Tal cenário é extremamente crítico, tamanha a incompatibilidade entre os direitos mencionados em razão da nova normativa, na medida em que, se não eleito, o policial civil ficará sem o cargo policial e sem o cargo político. A inelegibilidade de 4 (quatro) anos, nesse contexto, apresenta-se como uma verdadeira “punição” para o policial civil por tentar exercer seus direitos políticos constitucionais, no caso, o direito de ser votado.
Resta patente, portanto, a inconstitucionalidade de tal inovação legislativa. A título comparativo, nem em relação aos Policiais Militares é imposta tamanha restrição, consoante a Lei nº 4902/65. Os Policiais Militares ficam afastados temporariamente, sem comprometer o seu sustento ou o de sua família, e sem que isso ocasione a perda do cargo público para o qual prestou concurso.
A inatividade enquanto Policial Militar somente ocorre se eleito para o cargo público ao qual se candidatou, existindo, neste contexto, uma compatibilidade mínima entre seus direitos políticos e o direito ao trabalho.
É de se observar que a Constituição Federal não estabelece qualquer tipo de restrição ou vedação para a condição de elegibilidade de policiais civis – servidores públicos civis em sentido estrito.
É por isso que, constitucionalmente, os policiais civis não podem ser equiparados aos membros do Ministério Público (art. 128, § 5º, inciso II, alínea “e”, da Constituição Federal) e do Poder Judiciário (art. 95, parágrafo único, inciso III, da Constituição Federal) no que diz respeito à imposição de tamanha restrição para elegibilidade, já que é o próprio texto constitucional que impõe a restrição a tais carreiras, situação inexistente, repita-se, em relação aos policiais civis.
Ao contrário, a participação de policiais civis nas eleições gera um valor agregado eleitoral, pois eles contribuem para a diversidade e o pluralismo de ideias ao possibilitar que temas inerentes à segurança pública sejam debatidos diretamente por aqueles que vivenciam a segurança pública.

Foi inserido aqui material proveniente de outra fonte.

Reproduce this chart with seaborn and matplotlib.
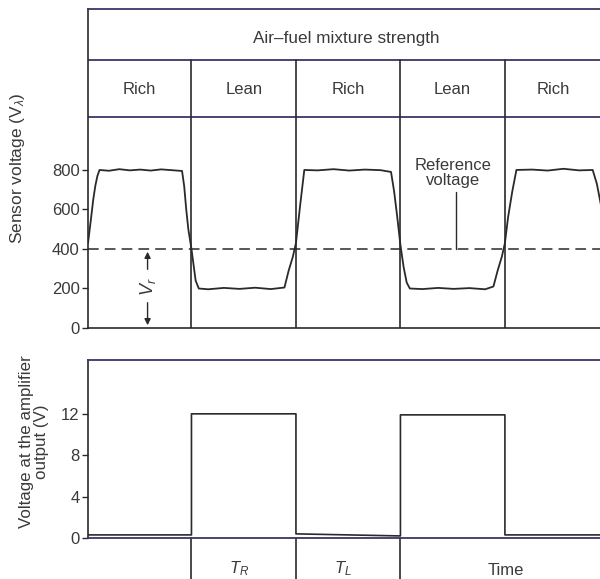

Trata-se de uma percepção distinta sobre a gestão e a gerência da coisa pública, com ponto de vista que potencializa o olhar democrático que se busca com o novo texto do Código Eleitoral à luz do sistema constitucional vigente. Diante de tudo o que foi exposto, a ASSOCIAÇÃO DOS DELEGADOS DE POLÍCIA DO BRASIL – ADEPOL DO BRASIL –, o SINDICATO DOS DELEGADOS DE POLÍCIA DO ESTADO DE SÃO PAULO – SINDPESP – e o SINDICATO DOS DELEGADOS DE POLÍCIA FEDERAL DO ESTADO DE SÃO PAULO – SINDPF/SP entendem ser o mencionado dispositivo inviável dentro de um cenário democrático e plural, na medida em que existe uma nítida incompatibilidade o acesso e o exercício de um cargo público, direitos esses que são constitucionalmente garantidos, sem contar que o prazo de 4 anos se apresenta irrazoável e desproporcional àquilo que busca alcançar.